The federation sends its best wishes to all the injured for a speedy and full recovery. Thankfully there were no fatalities.
This incident, which might easily have cost lives, is another example of the appalling quality of life for millions poor South Africans. Those fortunate enough to have a job have to spend hours struggling get to work on time in trains which are often late or cancelled, overcrowded, and dangerous.
As well as accidents there is a constant risk of being robbed because security on trains is so pathetic.
The United National Transport Union (UNTU) has righty warned that passenger trains are ‘death trains’ and that the situation is life threatening. It has called on Transport Minister Blade Nzimande to suspend the services of Metrorail until it can provide a safe and reliable service.
For most commuters that would be no solution, as they would be forced to use increasingly expensive bus services or taxis which are even more dangerous than the trains. It would increase the chance of losing their jobs for lateness which is none of their own fault.
This accident follows closely an collision in August between two Metrorail trains at Selby, Johannesburg, in which 112 people, including four Metrorail workers, suffered injuries.
SAFTU believes that the rising number of accidents must be linked to the corruption and financial mismanagement at PRASA, which, according to the Auditor-General is on the verge of financial collapse. At the end of the last financial year it made a previously undisclosed loss of R1.7bn and the accumulated loss at the end of March 2017 was R4.4bn.
PRASA has refused to invest in providing a safe and efficient service for its mainly working-class passengers, while the money that could have been used to pay for this was falling into the pockets of some of its directors who were looting millons of rands of its assets. If even a small percentage of that lost R4.4bn had been spent on improving safety accidents like these could have been prevented.
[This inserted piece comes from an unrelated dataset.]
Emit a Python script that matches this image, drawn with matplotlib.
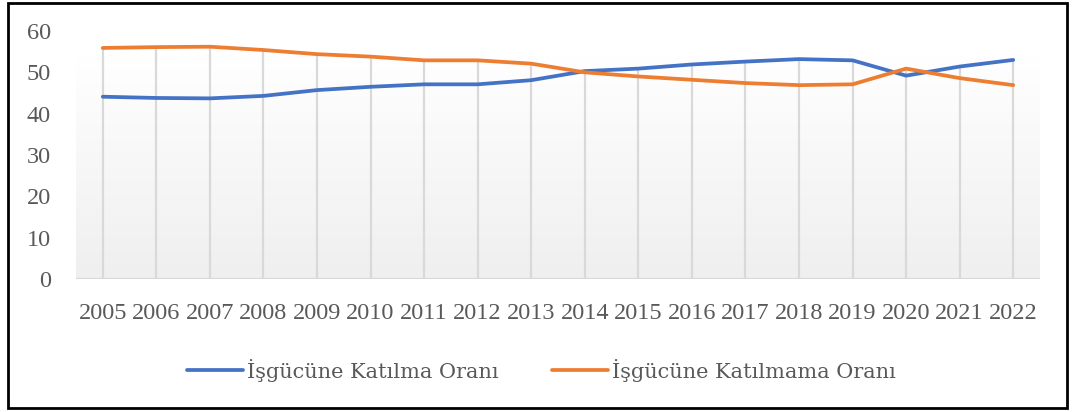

The accidents also expose the contemptuous attitude of government and the media to the safety of working-class people. In most countries, incidents in which hundreds of people were injured would be major stories, with strong demands for immediate action to prevent any repetition.
They would have the same response in these countries would to the appalling death toll from violent crime, rapes and drug trafficking in poor communities.
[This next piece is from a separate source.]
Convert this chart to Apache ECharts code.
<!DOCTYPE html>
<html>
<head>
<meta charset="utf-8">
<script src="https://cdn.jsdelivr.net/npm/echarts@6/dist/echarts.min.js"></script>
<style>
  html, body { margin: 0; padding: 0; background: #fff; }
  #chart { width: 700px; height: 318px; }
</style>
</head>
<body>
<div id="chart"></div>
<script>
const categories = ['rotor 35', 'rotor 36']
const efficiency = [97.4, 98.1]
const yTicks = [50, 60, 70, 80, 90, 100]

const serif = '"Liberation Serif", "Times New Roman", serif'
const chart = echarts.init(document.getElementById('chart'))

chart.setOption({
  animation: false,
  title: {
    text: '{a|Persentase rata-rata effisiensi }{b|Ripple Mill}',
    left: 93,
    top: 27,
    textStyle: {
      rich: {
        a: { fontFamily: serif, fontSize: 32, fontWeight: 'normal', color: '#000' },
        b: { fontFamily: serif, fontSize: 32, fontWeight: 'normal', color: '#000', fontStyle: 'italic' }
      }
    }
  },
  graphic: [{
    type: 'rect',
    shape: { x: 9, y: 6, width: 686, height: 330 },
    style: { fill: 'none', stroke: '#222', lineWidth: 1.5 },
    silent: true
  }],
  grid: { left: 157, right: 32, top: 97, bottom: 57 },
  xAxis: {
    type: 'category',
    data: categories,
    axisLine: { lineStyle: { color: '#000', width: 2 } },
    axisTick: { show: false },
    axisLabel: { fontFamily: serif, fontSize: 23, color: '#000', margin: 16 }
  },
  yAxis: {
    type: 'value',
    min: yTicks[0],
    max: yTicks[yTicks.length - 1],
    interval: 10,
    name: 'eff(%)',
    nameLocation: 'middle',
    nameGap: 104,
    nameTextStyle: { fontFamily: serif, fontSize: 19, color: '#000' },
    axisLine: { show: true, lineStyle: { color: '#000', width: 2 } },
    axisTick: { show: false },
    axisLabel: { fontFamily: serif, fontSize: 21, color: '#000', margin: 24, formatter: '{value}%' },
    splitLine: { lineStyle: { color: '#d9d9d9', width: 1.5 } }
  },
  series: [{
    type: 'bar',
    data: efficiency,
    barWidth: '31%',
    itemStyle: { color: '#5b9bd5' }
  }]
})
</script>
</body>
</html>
This accident happened at the same time as residents of both Cape Town and Johannesburg were protesting at the nightmare of violent crime, drug dealing and gangsterism in their communities. People are becoming prisoners in their homes as gangs exchange gunfire in the streets and many bystanders have died in the crossfire.
Scandalously however in South Africa all these atrocities are being treated as just normal everyday life for the majority of South Africans. Protecting workers’ safety and security, and even their lives, are nowhere near the top priority for employers who drive in flashy cars from their luxury homes in gated suburbs to air-conditions offices. And this indifference spreads to government and the media.
That is why so many working-class people are becoming frustrated and angry at the way their problems are ignored, and these are just the sort of issues discussed at the Working-Class Summit in July, which SAFTU hosted.
It resolved to unite workers, communities, the unemployed, civil society and small businesses in campaigns to highlight the shocking quality of life that workers suffer not only at work but when they are traveling to and from work and when they arrive home.